Aim of the exercise: Find and return each line containing "React".

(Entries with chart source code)
────────
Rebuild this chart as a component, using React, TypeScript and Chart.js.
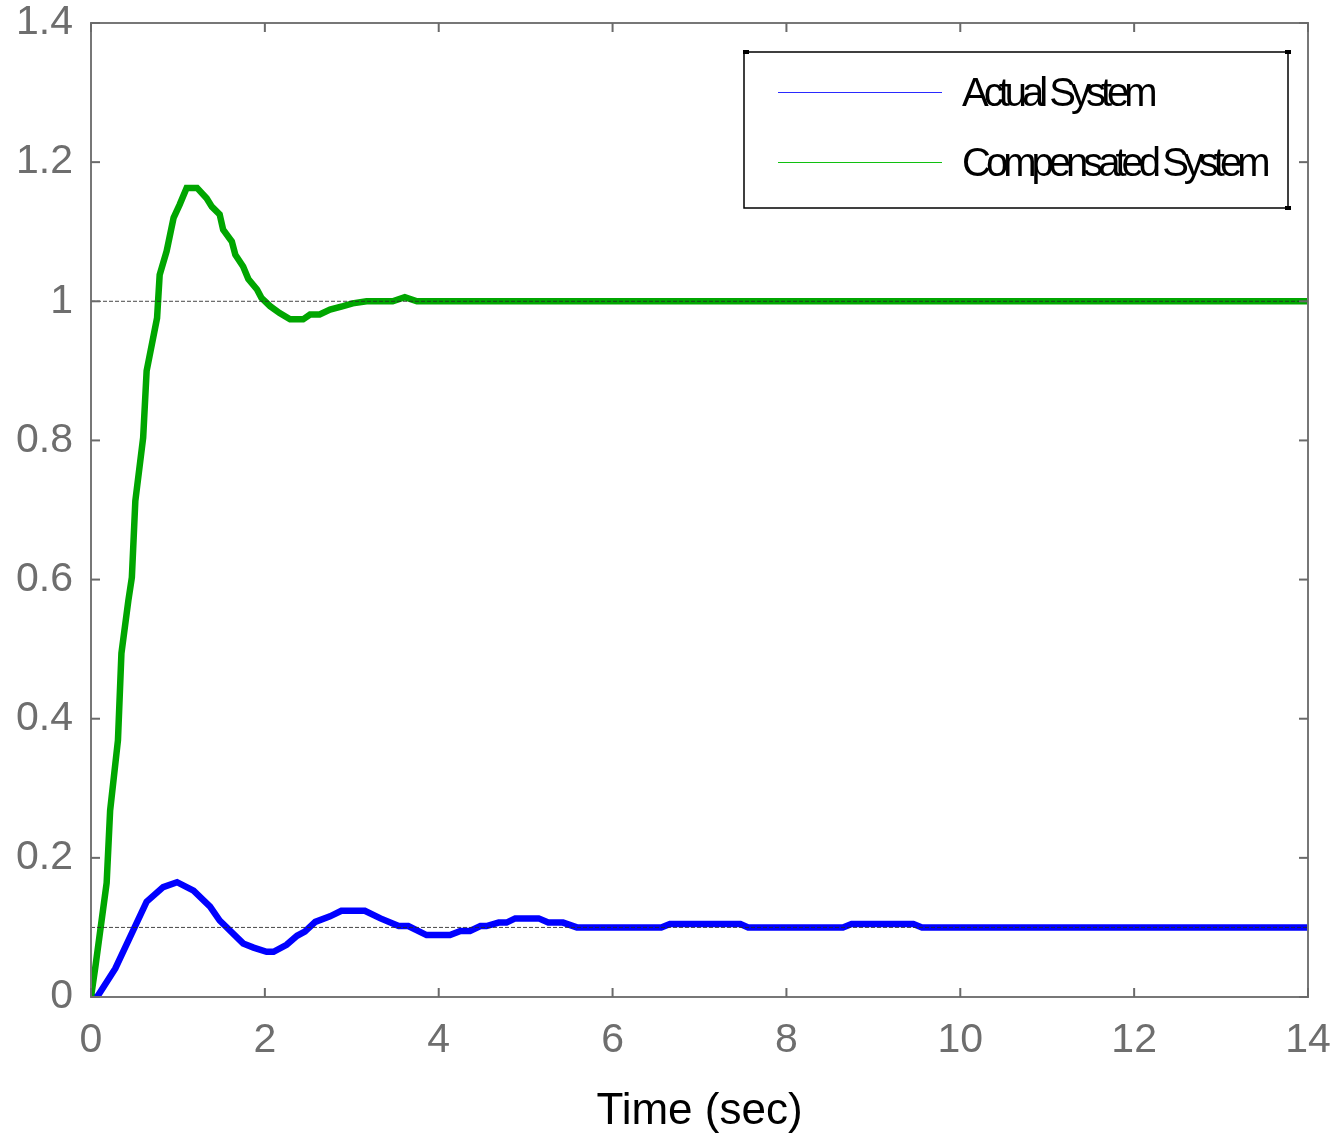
import React, { useEffect, useRef } from "react";
import { Chart, registerables } from "chart.js";

Chart.register(...registerables);

const seriesNames = ["Actual System", "Compensated System"];
const seriesColors = ["#0000ff", "#00a600"];
const legendColors = ["#2a2aff", "#10c010"];

// time (sec), response
const actualT = [0, 0.07, 0.28, 0.64, 0.83, 0.99, 1.18, 1.37, 1.48, 1.75, 1.87, 2.02, 2.1, 2.25, 2.37, 2.46, 2.58, 2.75, 2.88, 3.15, 3.33, 3.54, 3.65, 3.86, 4.13, 4.25, 4.36, 4.48, 4.55, 4.69, 4.78, 4.88, 5.15, 5.26, 5.43, 5.59, 6.56, 6.66, 7.47, 7.56, 8.65, 8.75, 9.46, 9.56, 14];
const actualY = [0, 0.0, 0.041, 0.137, 0.158, 0.165, 0.153, 0.13, 0.11, 0.077, 0.071, 0.065, 0.065, 0.075, 0.088, 0.094, 0.108, 0.116, 0.124, 0.124, 0.113, 0.102, 0.102, 0.089, 0.089, 0.095, 0.095, 0.102, 0.102, 0.107, 0.107, 0.113, 0.113, 0.107, 0.107, 0.1, 0.1, 0.105, 0.105, 0.1, 0.1, 0.105, 0.105, 0.1, 0.1];

const compT = [0, 0.05, 0.18, 0.22, 0.31, 0.35, 0.43, 0.47, 0.51, 0.6, 0.64, 0.76, 0.79, 0.87, 0.95, 1.02, 1.1, 1.22, 1.33, 1.39, 1.48, 1.52, 1.62, 1.66, 1.75, 1.81, 1.91, 1.96, 2.06, 2.17, 2.29, 2.44, 2.52, 2.63, 2.75, 2.9, 3.01, 3.17, 3.47, 3.61, 3.75, 14];
const compY = [0, 0.043, 0.164, 0.268, 0.369, 0.494, 0.57, 0.603, 0.713, 0.804, 0.9, 0.976, 1.038, 1.072, 1.12, 1.139, 1.163, 1.163, 1.148, 1.136, 1.125, 1.103, 1.086, 1.067, 1.05, 1.032, 1.017, 1.005, 0.993, 0.983, 0.974, 0.974, 0.981, 0.981, 0.988, 0.993, 0.997, 1.0, 1.0, 1.006, 1.0, 1.0];

// steady-state reference levels
const refLevels = [1, 0.1];

const xTickLabels = ["0", "2", "4", "6", "8", "10", "12", "14"];
const yTickLabels = ["0", "0.2", "0.4", "0.6", "0.8", "1", "1.2", "1.4"];
const xTitle = "Time (sec)";

const FONT = "'Liberation Sans', Arial, sans-serif";

const framePlugin = {
  id: "frame",
  afterDatasetsDraw(chart: any) {
    const { ctx, chartArea: a, scales } = chart;
    ctx.save();
    ctx.strokeStyle = "#777777";
    ctx.lineWidth = 2;
    ctx.strokeRect(a.left, a.top, a.right - a.left, a.bottom - a.top);
    const tl = 9;
    const seg = (x1: number, y1: number, x2: number, y2: number) => {
      ctx.beginPath();
      ctx.moveTo(x1, y1);
      ctx.lineTo(x2, y2);
      ctx.stroke();
    };
    ctx.strokeStyle = "#6a6a6a";
    scales.x.ticks.forEach((t: any) => {
      const px = scales.x.getPixelForValue(t.value);
      seg(px, a.bottom, px, a.bottom - tl);
      seg(px, a.top, px, a.top + tl);
    });
    scales.y.ticks.forEach((t: any) => {
      const py = scales.y.getPixelForValue(t.value);
      seg(a.left, py, a.left + tl, py);
      seg(a.right, py, a.right - tl, py);
    });

    // legend box
    const lx = a.right - 564;
    const ly = a.top + 29;
    const lw = 544;
    const lh = 156;
    ctx.fillStyle = "#ffffff";
    ctx.fillRect(lx, ly, lw, lh);
    ctx.strokeStyle = "#000000";
    ctx.lineWidth = 1.5;
    ctx.strokeRect(lx, ly, lw, lh);
    ctx.fillStyle = "#000";
    ctx.fillRect(lx - 1, ly - 2, 6, 4);
    ctx.fillRect(lw + lx - 3, ly - 2, 6, 4);
    ctx.fillRect(lw + lx - 3, ly + lh - 2, 6, 4);
    seriesNames.forEach((name, i) => {
      const yy = Math.round(ly + 40 + i * 70) + 0.5;
      ctx.strokeStyle = legendColors[i];
      ctx.lineWidth = 1;
      seg(lx + 34, yy, lx + 198, yy);
      ctx.fillStyle = "#000";
      ctx.font = `40px ${FONT}`;
      ctx.textBaseline = "middle";
      ctx.textAlign = "left";
      (ctx as any).letterSpacing = "-5px";
      ctx.fillText(name, lx + 218, yy + 2);
      (ctx as any).letterSpacing = "0px";
    });
    ctx.restore();
  },
};

export default function App() {
  const ref = useRef<HTMLCanvasElement>(null);
  useEffect(() => {
    document.body.style.margin = "0";
    const canvas = ref.current!;
    const toPts = (ts: number[], ys: number[]) => ts.map((t, i) => ({ x: t, y: ys[i] }));
    const refSets = refLevels.map((lv) => ({
      label: "ref" + lv,
      data: [{ x: 0, y: lv }, { x: 14, y: lv }],
      borderColor: "rgba(40,40,40,0.85)",
      borderWidth: 1,
      borderDash: [4, 2],
      pointRadius: 0,
      order: 0,
    }));
    const zeroPad = (s: any) => {
      s.paddingTop = 0;
      s.paddingBottom = 0;
      s.paddingLeft = 0;
      s.paddingRight = 0;
    };
    const chart = new Chart(canvas, {
      type: "line",
      data: {
        datasets: [
          ...refSets,
          {
            label: seriesNames[0],
            data: toPts(actualT, actualY),
            borderColor: seriesColors[0],
            borderWidth: 6.5,
            pointRadius: 0,
            tension: 0,
            order: 2,
          },
          {
            label: seriesNames[1],
            data: toPts(compT, compY),
            borderColor: seriesColors[1],
            borderWidth: 6.5,
            pointRadius: 0,
            tension: 0,
            order: 1,
          },
        ],
      },
      options: {
        animation: false,
        responsive: false,
        devicePixelRatio: 1,
        layout: { padding: { left: 0, top: 23, right: 32, bottom: 0 } },
        plugins: { legend: { display: false }, tooltip: { enabled: false } },
        scales: {
          x: {
            type: "linear",
            min: 0,
            max: 14,
            grid: { display: false, drawTicks: false },
            border: { display: false },
            ticks: {
              stepSize: 2,
              padding: 19,
              color: "#6e6e6e",
              font: { size: 41, family: FONT },
              maxRotation: 0,
              callback: (v: any, i: number) => xTickLabels[i],
            },
            title: {
              display: true,
              text: xTitle,
              color: "#000",
              font: { size: 44, family: FONT },
              padding: { top: 0, bottom: 0 },
            },
            afterFit: (s: any) => {
              s.height = 141;
              zeroPad(s);
            },
          },
          y: {
            type: "linear",
            min: 0,
            max: 1.4,
            grid: { display: false, drawTicks: false },
            border: { display: false },
            ticks: {
              stepSize: 0.2,
              padding: 18,
              color: "#6e6e6e",
              font: { size: 41, family: FONT },
              callback: (v: any, i: number) => yTickLabels[i],
            },
            afterFit: (s: any) => {
              s.width = 91;
              zeroPad(s);
            },
          },
        },
      },
      plugins: [framePlugin],
    } as any);
    return () => chart.destroy();
  }, []);
  return (
    <canvas
      ref={ref}
      width={1340}
      height={1138}
      style={{ display: "block", width: 1340, height: 1138 }}
    />
  );
}
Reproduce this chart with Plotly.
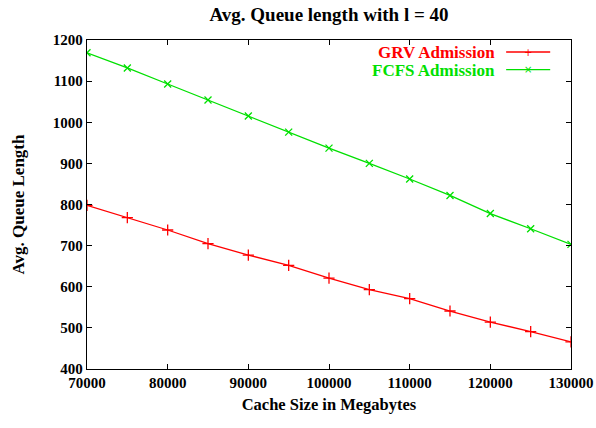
────────
Worked solution:
Rebuild this chart as a component, using React, TypeScript and Chart.js.
import React, { useEffect, useRef } from "react";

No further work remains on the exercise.